The majority says the dissent’s argument is important, but not quite for the reason the dissent thinks it is.
If anything, the relationship that exists between the Fifth Amendment right against compelled personal disclosures and its neighboring and complementary Fourth Amendment right against unreasonable searches and seizures counsels in favor of protection against governmental overreach into individual autonomy in criminal cases.
The dissent’s argument is basically this: it’s not a “fishing expedition” if cops have a warrant. That’s not how fishing expeditions work and the court should know better. The dissent presents an appeal to its own authority (the judicial system at large), which is about the most worthless argument it could make.
The State did not merely issue a subpoena for Pollard’s phone with a hunch that it might provide incriminating information. Rather, the State introduced evidence showing, to a magistrate’s satisfaction, that probable cause existed that Pollard’s phone contained evidence of a crime. This evidence was what they sought, not the passcode that is the subject of this petition.

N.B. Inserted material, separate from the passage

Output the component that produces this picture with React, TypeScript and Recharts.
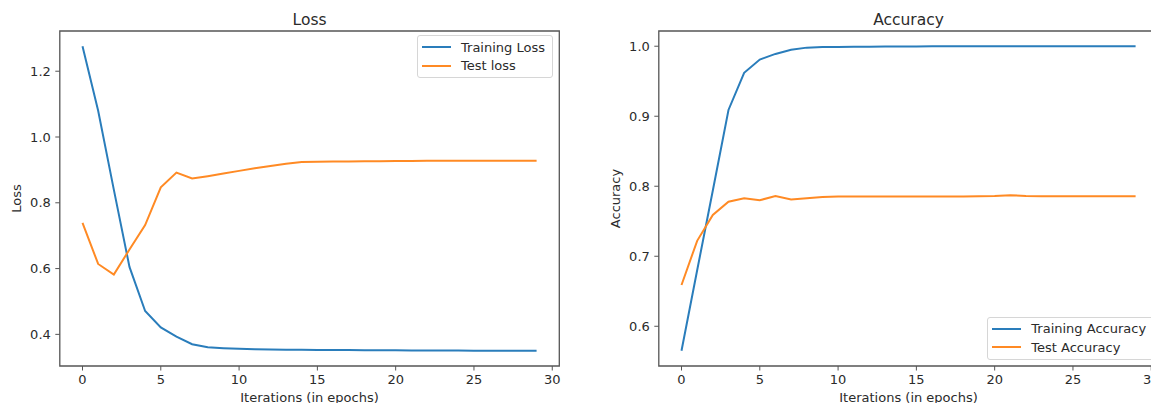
import { LineChart, Line, XAxis, YAxis, ReferenceArea, Legend } from 'recharts'

const epochs = [0, 1, 2, 3, 4, 5, 6, 7, 8, 9, 10, 11, 12, 13, 14, 15, 16, 17, 18, 19, 20, 21, 22, 23, 24, 25, 26, 27, 28, 29]

const trainLoss = [
  1.276, 1.08, 0.84, 0.605, 0.471, 0.421, 0.393, 0.37, 0.361, 0.358,
  0.356, 0.355, 0.354, 0.3535, 0.353, 0.3527, 0.3524, 0.3521, 0.3518, 0.3516,
  0.3514, 0.3512, 0.351, 0.3508, 0.3506, 0.3505, 0.3504, 0.3503, 0.3502, 0.3501,
]
const testLoss = [
  0.739, 0.614, 0.582, 0.658, 0.732, 0.847, 0.892, 0.874, 0.881, 0.889,
  0.897, 0.905, 0.912, 0.919, 0.924, 0.925, 0.9253, 0.9258, 0.9262, 0.9266,
  0.927, 0.9273, 0.9276, 0.9278, 0.928, 0.928, 0.928, 0.928, 0.928, 0.928,
]
const trainAcc = [
  0.565, 0.68, 0.794, 0.909, 0.962, 0.981, 0.989, 0.995, 0.998, 0.999,
  0.999, 0.9992, 0.9994, 0.9995, 0.9996, 0.9997, 0.9998, 0.9999, 0.9999, 0.9999,
  1.0, 1.0, 1.0, 1.0, 1.0, 1.0, 1.0, 1.0, 1.0, 1.0,
]
const testAcc = [
  0.659, 0.722, 0.759, 0.778, 0.783, 0.78, 0.786, 0.781, 0.783, 0.7845,
  0.7855, 0.7855, 0.7855, 0.7855, 0.7855, 0.7855, 0.7855, 0.7855, 0.7855, 0.7857,
  0.786, 0.7872, 0.786, 0.7857, 0.7857, 0.7857, 0.7857, 0.7857, 0.7857, 0.7857,
]

const xTicks = [0, 5, 10, 15, 20, 25, 30]
const lossTicks = [0.4, 0.6, 0.8, 1.0, 1.2]
const accTicks = [0.6, 0.7, 0.8, 0.9, 1.0]

const BLUE = '#2a7dbb'
const ORANGE = '#ff8a24'
const INK = '#2b2b2b'
const FRAME = '#555555'
const FONT = '"DejaVu Sans", sans-serif'

// matplotlib-like autoscale: 5% margin on each side
const pad = (vals: number[]): [number, number] => {
  const lo = Math.min(...vals)
  const hi = Math.max(...vals)
  const m = (hi - lo) * 0.05
  return [lo - m, hi + m]
}

const xDomain = pad(epochs)

const lossData = epochs.map((e, i) => ({ epoch: e, train: trainLoss[i], test: testLoss[i] }))
const accData = epochs.map((e, i) => ({ epoch: e, train: trainAcc[i], test: testAcc[i] }))

const textStyle = { fill: INK, fontSize: 13, fontFamily: FONT }

const LegendBox = ({ payload }: { payload?: { value: string, color: string, dataKey: string }[] }) => {
  const items = [...(payload || [])].sort((a, b) => (a.dataKey === 'train' ? -1 : 1) - (b.dataKey === 'train' ? -1 : 1))
  return (
    <div style={{
      display: 'inline-block',
      background: 'rgba(255,255,255,0.8)',
      border: '1px solid #d6d6d6',
      borderRadius: 3,
      padding: '2px 7px 2px 4px',
      fontFamily: FONT,
      fontSize: 13,
      color: INK,
    }}>
      {items.map((p) => (
        <div key={p.dataKey} style={{ display: 'flex', alignItems: 'center', height: 18.5 }}>
          <span style={{ display: 'inline-block', width: 29, height: 2, background: p.color, marginRight: 10 }} />
          <span style={{ whiteSpace: 'nowrap', lineHeight: '13px' }}>{p.value}</span>
        </div>
      ))}
    </div>
  )
}

const yLabel = (text: string) => (props: any) => {
  const vb = props.viewBox
  const x = vb.x + vb.width - 43.2
  const y = vb.y + vb.height / 2
  return (
    <text x={x} y={y} transform={`rotate(-90, ${x}, ${y})`} textAnchor="middle"
      dominantBaseline="central" fill={INK} fontSize={13} fontFamily={FONT}>
      {text}
    </text>
  )
}

type PanelProps = {
  left: number
  title: string
  ylabel: string
  data: { epoch: number, train: number, test: number }[]
  names: [string, string]
  yTicks: number[]
  legendPos: { left: number, top: number }
}

function Panel({ left, title, ylabel, data, names, yTicks, legendPos }: PanelProps) {
  const yDomain = pad(data.flatMap((d) => [d.train, d.test]))
  return (
    <div style={{ position: 'absolute', left, top: 0 }}>
      <LineChart width={580} height={403} data={data} margin={{ top: 31, right: 20.7, bottom: 0, left: 0 }}>
        <XAxis dataKey="epoch" type="number" domain={xDomain} ticks={xTicks} interval={0}
          allowDataOverflow axisLine={false} tickLine={{ stroke: FRAME }} tickSize={4.5} tickMargin={4.5}
          tick={textStyle} height={37}
          label={{ value: 'Iterations (in epochs)', position: 'insideBottom', offset: 1, ...textStyle }} />
        <YAxis type="number" domain={yDomain} ticks={yTicks} interval={0} allowDataOverflow
          axisLine={false} tickLine={{ stroke: FRAME }} tickSize={4.5} tickMargin={4.5}
          tick={textStyle} width={59.8} tickFormatter={(v: number) => v.toFixed(1)}
          label={{ content: yLabel(ylabel) }} />
        <ReferenceArea x1={xDomain[0]} x2={xDomain[1]} y1={yDomain[0]} y2={yDomain[1]}
          fill="none" fillOpacity={0} stroke={FRAME} strokeWidth={1.3} ifOverflow="visible"
          label={{ value: title, position: 'top', offset: 6, fill: INK, fontSize: 15.5, fontFamily: FONT }} />
        <Line type="linear" dataKey="train" name={names[0]} stroke={BLUE} strokeWidth={2}
          dot={false} isAnimationActive={false} />
        <Line type="linear" dataKey="test" name={names[1]} stroke={ORANGE} strokeWidth={2}
          dot={false} isAnimationActive={false} />
        <Legend layout="vertical" align="center" verticalAlign="middle" content={<LegendBox />}
          wrapperStyle={{ left: legendPos.left, top: legendPos.top, width: 'auto', height: 'auto' }} />
      </LineChart>
    </div>
  )
}

export default function App() {
  return (
    <div style={{ position: 'absolute', left: 0, top: 0, width: 1151, height: 403, overflow: 'hidden', background: '#fff' }}>
      <Panel left={0} title="Loss" ylabel="Loss" data={lossData}
        names={['Training Loss', 'Test loss']} yTicks={lossTicks} legendPos={{ left: 417, top: 35 }} />
      <Panel left={598.8} title="Accuracy" ylabel="Accuracy" data={accData}
        names={['Training Accuracy', 'Test Accuracy']} yTicks={accTicks} legendPos={{ left: 388.5, top: 316.5 }} />
    </div>
  )
}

Ah, the old “magistrates always read warrant applications thoroughly” argument. In this case, there’s a bit more to it: an admission by a co-defendant that the crime was planned via text message. At least that’s something. The case this Appeals Court cited to come to its conclusion dealt with drunk driving — a crime that doesn’t seem to have anything to do with a phone’s contents.
The state’s Supreme Court will have the final say. For now, Florida is (mostly) covered by decisions that say compelling passwords is a Fifth Amendment violation. Whatever the state’s top court decides will be appealed by the losing party, moving it to the federal level. And everything sitting unresolved at the federal level eventually moves to the top court in the land. So, at some point, we’ll probably have a nationwide ruling on compelled password production, for better or worse. For now, the Fifth Amendment protections have an asterisk attached. Successful invocation may only apply locally.